Richard Laymon had one of the oddest careers of any
American horror writer, starting out in the late seventies-early
eighties with a succession of unassumingly packaged paperbacks like THE
CELLAR, THE WOODS ARE DARK and TREAD SOFTLY. Success was elusive, at
least until Laymon began publishing in the UK and Australia, where his
work became a phenomenon. Laymon’s novels did eventually achieve a
similar level of success in his native country, but not until after his
untimely death in 2000.
Like many of Laymon’s novels, THE TRAVELING VAMPIRE
SHOW is an expansive yet impressively contained account that takes place
over the course of a single day. 391 pages may seem excessively lengthy
for such a tale, but the novel never feels padded or overwritten in the
slightest.

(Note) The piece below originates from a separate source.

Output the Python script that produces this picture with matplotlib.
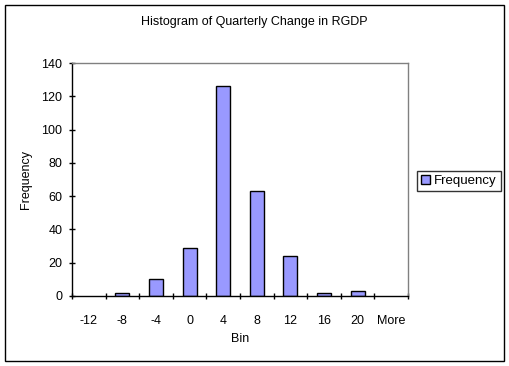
import matplotlib
matplotlib.use("Agg")
import matplotlib.pyplot as plt
from matplotlib.patches import Rectangle, Patch
import numpy as np

bins = ["-12", "-8", "-4", "0", "4", "8", "12", "16", "20", "More"]
frequency = [0, 2, 10, 29, 126, 63, 24, 2, 3, 0]
yticks = [0, 20, 40, 60, 80, 100, 120, 140]

plt.rcParams['font.family'] = ['Liberation Sans', 'DejaVu Sans']
fs = 9

fig = plt.figure(figsize=(5.09, 3.66), dpi=100)
fig.patches.append(Rectangle((5/509, 1-361/366), 499/509, 356/366, transform=fig.transFigure,
                             fill=False, edgecolor='black', linewidth=1.0))
ax = fig.add_axes([72/509, 1-296/366, 336/509, 233/366])
x = np.arange(len(bins))
edges = ['none' if v == 0 else 'black' for v in frequency]
ax.bar(x, frequency, width=0.42, color='#9999FF', edgecolor=edges, linewidth=1.0, label='Frequency')
ax.set_xlim(-0.5, len(bins) - 0.5)
ax.set_ylim(0, 140)
ax.set_yticks(yticks)
ax.set_yticklabels([str(v) for v in yticks], fontsize=fs)
ax.set_xticks(x)
ax.set_xticklabels(bins, fontsize=fs)
ax.tick_params(axis='x', which='major', length=0, pad=14)
ax.set_xticks(np.arange(-0.5, len(bins)), minor=True)
ax.tick_params(axis='x', which='minor', length=4, direction='inout', width=1)
ax.tick_params(axis='y', length=4, direction='inout', width=1, pad=5)
for s in ['top', 'right']:
    ax.spines[s].set_color('#808080')
    ax.spines[s].set_linewidth(1.0)
for s in ['left', 'bottom']:
    ax.spines[s].set_color('black')
    ax.spines[s].set_linewidth(1.0)
ax.set_xlabel('Bin', fontsize=fs, labelpad=4)
ax.set_ylabel('Frequency', fontsize=fs, labelpad=7)
fig.text(254/509, 1-22/366, 'Histogram of Quarterly Change in RGDP', ha='center', va='center', fontsize=fs)
handle = Patch(facecolor='#9999FF', edgecolor='black', linewidth=1.0)
leg = fig.legend([handle], ['Frequency'], loc='center left', bbox_to_anchor=(417/509, 1-181/366), fontsize=9.5,
                 frameon=True, fancybox=False, handlelength=0.7, handleheight=0.7,
                 handletextpad=0.3, borderpad=0.3, borderaxespad=0)
leg.get_frame().set_edgecolor('black')
leg.get_frame().set_linewidth(1.0)
fig.savefig('out.png', dpi=100)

Lean, pared-down prose was one of Laymon’s trademarks, and is
very much a feature of this compulsive page-turner.
The set-up is simplicity itself: one day in August of
1963, sixteen-year-old Dwight and his buddies Slim, a girl, and Rusty, a
horny guy, learn of The Traveling Vampire Show, a spectacle said to
feature the world’s only captive vampire. That vamp is billed as a
beautiful woman named Valeria, set to appear at midnight in a field
bordering the rural town of Grandville, where Dwight and company reside.
The problem facing our pubescent heroes is the fact
that nobody under eighteen is allowed to see the show. They’re
captivated, however, and not about to be deterred. What follows is an
odyssey of apprehension, disillusionment, capture, escape,
disappearance, sacrifice and, finally, balls-out horror. Along the way
we’re introduced to several memorable characters, including Dwight’s
alluring stepsister Lee, Rusty’s neurotic sibling Bitsy, the Vampire
Show’s ultra-creepy proprietor Julian, and of course the aforementioned
Valeria, who doesn’t actually appear until the final chapters but makes
quite an impression once she does.
The novel contains some false notes here and there.
There are an unconvincing number of beautiful women in this small town
(apparently a breeding ground for supermodels), and an overabundance of
elaborate flashbacks that compromise Laymon’s otherwise impeccably
constructed narrative. But those are minor quibbles, as this is a
sterling example of hard-driving, good-time horror topped off with a
sharp, satisfying and totally unexpected jolt in the final pages.